Despite Scheduled Tribes making up a substantial 14.8% of population in Gujarat, they have remained one of the neglected social segments in the state. According to the Ministry of Tribal Affairs Annual Report 2016-2017, more than 35% of Scheduled Tribes in Gujarat belonging to Bhil, Charan, Choudhuri, Chodhara, Dhodia, Gamit, Gond, Rabari and other tribes were below the poverty line during 2011-12 (last available official data). Literacy rate among tribals is 15.5% lower than the state average. Tribal youth in the State are facing dire unemployment. Also reportedly, three surveys found 94 percent of children from tribal regions in the state were stunted or undernourished.
The upcoming Assembly elections in December have taken a much more caste-centric character in contrast to earlier elections. The all important question for both Congress and BJP is: which way are tribals going to go? Out of total 182 seats, 27 are reserved for ST candidates. BJP was able to win 11 ST reserved constituencies in previous assembly elections. Previous elections to Assembly have seen a shrinking difference in the vote shares between the BJP and the Congress along with steady fall in number of seats held by BJP since 2002.
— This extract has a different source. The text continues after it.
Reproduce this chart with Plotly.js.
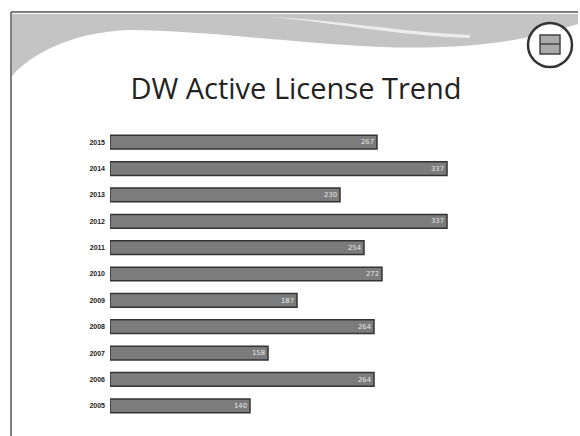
<!DOCTYPE html>
<html>
<head>
<meta charset="utf-8">
<script src="https://cdn.plot.ly/plotly-3.0.1.min.js"></script>
<style>
  body { margin: 0; background: #ffffff; }
  #chart { width: 580px; height: 436px; }
</style>
</head>
<body>
<div id="chart"></div>
<script>
// years from bottom to top, as plotly draws categories upward
let years = ['2005', '2006', '2007', '2008', '2009', '2010', '2011', '2012', '2013', '2014', '2015'];
// active licenses (labels in the scan are unreadable)
let licenses = [140, 264, 158, 264, 187, 272, 254, 337, 230, 337, 267];

// plot area in pixels, used to place the slide decoration
let L = 110, R = 530, T = 129, B = 419;
function px(x) { return (x - L) / (R - L); }
function py(y) { return (B - y) / (B - T); }

let wave = 'M ' + px(12) + ',' + py(14) +
    ' L ' + px(578) + ',' + py(14) +
    ' L ' + px(578) + ',' + py(24) +
    ' C ' + px(520) + ',' + py(42) + ' ' + px(470) + ',' + py(50) + ' ' + px(380) + ',' + py(47) +
    ' C ' + px(300) + ',' + py(44) + ' ' + px(200) + ',' + py(30) + ' ' + px(130) + ',' + py(30) +
    ' C ' + px(70) + ',' + py(32) + ' ' + px(30) + ',' + py(55) + ' ' + px(12) + ',' + py(76) + ' Z';

let streak = 'M ' + px(270) + ',' + py(17) +
    ' C ' + px(330) + ',' + py(22) + ' ' + px(400) + ',' + py(36) + ' ' + px(470) + ',' + py(38) +
    ' L ' + px(470) + ',' + py(35) +
    ' C ' + px(400) + ',' + py(32) + ' ' + px(330) + ',' + py(19) + ' ' + px(270) + ',' + py(17) + ' Z';

let trace = {
    type: 'bar',
    orientation: 'h',
    x: licenses,
    y: years,
    text: licenses.map(String),
    textposition: 'inside',
    insidetextanchor: 'end',
    textfont: { family: 'DejaVu Sans', size: 8, color: '#e6e6e6' },
    marker: {
        color: '#7c7c7c',
        line: { color: '#333333', width: 1.5 }
    },
    hoverinfo: 'none'
};

let layout = {
    width: 580,
    height: 436,
    margin: { l: L, r: 580 - R, t: T, b: 436 - B },
    paper_bgcolor: '#ffffff',
    plot_bgcolor: '#ffffff',
    showlegend: false,
    bargap: 0.48,
    title: {
        text: 'DW Active License Trend',
        font: { family: 'Open Sans', size: 29, color: '#222222' },
        x: 296 / 580, xanchor: 'center',
        y: 1 - 89 / 436, yanchor: 'middle'
    },
    xaxis: {
        range: [0, R - L],
        visible: false,
        fixedrange: true
    },
    yaxis: {
        type: 'category',
        showgrid: false,
        zeroline: false,
        showline: false,
        ticks: '',
        ticklabelstandoff: 4,
        tickfont: { family: 'Liberation Sans', size: 7, color: '#222222', weight: 'bold' }
    },
    shapes: [
        { type: 'path', xref: 'paper', yref: 'paper', path: wave,
          fillcolor: '#c4c4c4', line: { width: 0 }, layer: 'below' },
        { type: 'path', xref: 'paper', yref: 'paper', path: streak,
          fillcolor: '#ececec', line: { width: 0 }, layer: 'below' },
        { type: 'line', xref: 'paper', yref: 'paper',
          x0: px(11), x1: px(578), y0: py(12), y1: py(12),
          line: { color: '#555555', width: 1.5 } },
        { type: 'line', xref: 'paper', yref: 'paper',
          x0: px(11), x1: px(11), y0: py(12), y1: py(436),
          line: { color: '#555555', width: 1.5 } },
        { type: 'circle', xref: 'paper', yref: 'paper',
          x0: px(528), x1: px(572), y0: py(23), y1: py(67),
          fillcolor: '#ffffff', line: { color: '#333333', width: 2.5 } },
        { type: 'rect', xref: 'paper', yref: 'paper',
          x0: px(540), x1: px(560), y0: py(35), y1: py(54),
          fillcolor: '#aaaaaa', line: { color: '#444444', width: 1.5 } },
        { type: 'line', xref: 'paper', yref: 'paper',
          x0: px(540), x1: px(560), y0: py(44), y1: py(44),
          line: { color: '#444444', width: 1.5 } }
    ]
};

Plotly.newPlot('chart', [trace], layout, { displayModeBar: false, staticPlot: true });
</script>
</body>
</html>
Historically, the relationship between BJP and various tribal communities has always remained in conflict. In fact, the first major communal violence in BJP regime was against tribal people in Gujarat. In 1999, affiliates of BJP were accused of violence on the tribes who have chosen Christianity as their religion in the Dangs district which eventually led to the nationwide protests calling for the dismissal of the BJP-led state government. It has been reported that the BJP progenitor Rashtriya Swayamsevak Sangh and its cultural affiliates have accelerated their groundwork since last December in the tribal regions of Gujarat.
Recent events show intermittent outbursts of tribal angst in southern Gujarat districts, which present a study in contrast. Highly industrialized and prosperous coastal regions are backed up by an extremely poor tribal hinterland. This chasm has caused many of the protests against land acquisition, joblessness and poverty.
Recently, Narendra Modi’s proposed extravagant projects such as Mumbai-Ahmedabad bullet train and the Mumbai-Vadodara expressway were opposed by tribals and farmers in Maharashtra and Gujarat. The rail line passes through the tribal belts of Navsari and Valsad districts of Gujarat.
While anti-government protests by tribal organisations were reported with the row over reservation notifications, members of Bhilistan Tiger Sena, affiliated to Janata Dal (United) have been demanding that the Adivasi belt along Gujarat’s eastern border be declared a separate state named as Bhilistan. On the other hand, on October 26, in protest against the BJP government’s failure to crack down on Srisol factory which had allegedly been contaminating groundwater for the last three years in Valsad district, Adivasi voters from Sonwada and Rola villages have called for a boycott of elections.
Recent reports by Comptroller and Auditor General of India (CAG) has revealed shocking details of projects taken up in the tribal regions of Gujarat. In the building of 4 High-Level canals (HLC) by the water resources department which are located in hilly areas of Mahisagar, Panchmahal, Surat and Bharuch districts, inhabited by tribals, the canals have reached only about 4% of the target. In a performance audit conducted by the CAG on skill development between years 2010 and 2015, it was found that Vocational Training Centres (VTC) set up under the Tribal Sub Plan which were meant to provide training to 44, 354 tribal youth,could fulfill only 35% of the target.
Another serious concern raised by tribal leaders is about the number of their community people languishing in jails in the state. At the end of 2015, 18% of undertrial prisoners were STs, second only to Muslims, whose share of undertrial prisoners was 22%. Similarly, among convicted prisoners, 22% belonged to STs, according to NCRB statistics.
A number of resistance movements by tribals against BJP government have taken place under the leadership of various organisations. Back in 2015, when Soolpaneshwar wildlife sanctuary and the area of about seven kilometers radius surrounding it was declared as eco-sensitive zone, thousands of Adivasis from 121 villages in South Gujarat participated in a massive protest rally against the central government’s decision.
An Adivasi Convention has been called by a number of tribal groups on November 18 at Vyra in Tapti district, to decide on the political action of the tribal communities in the context of the coming elections. Whichever way you look at it, tribal voters are set to chart a different path in the run-up to the election.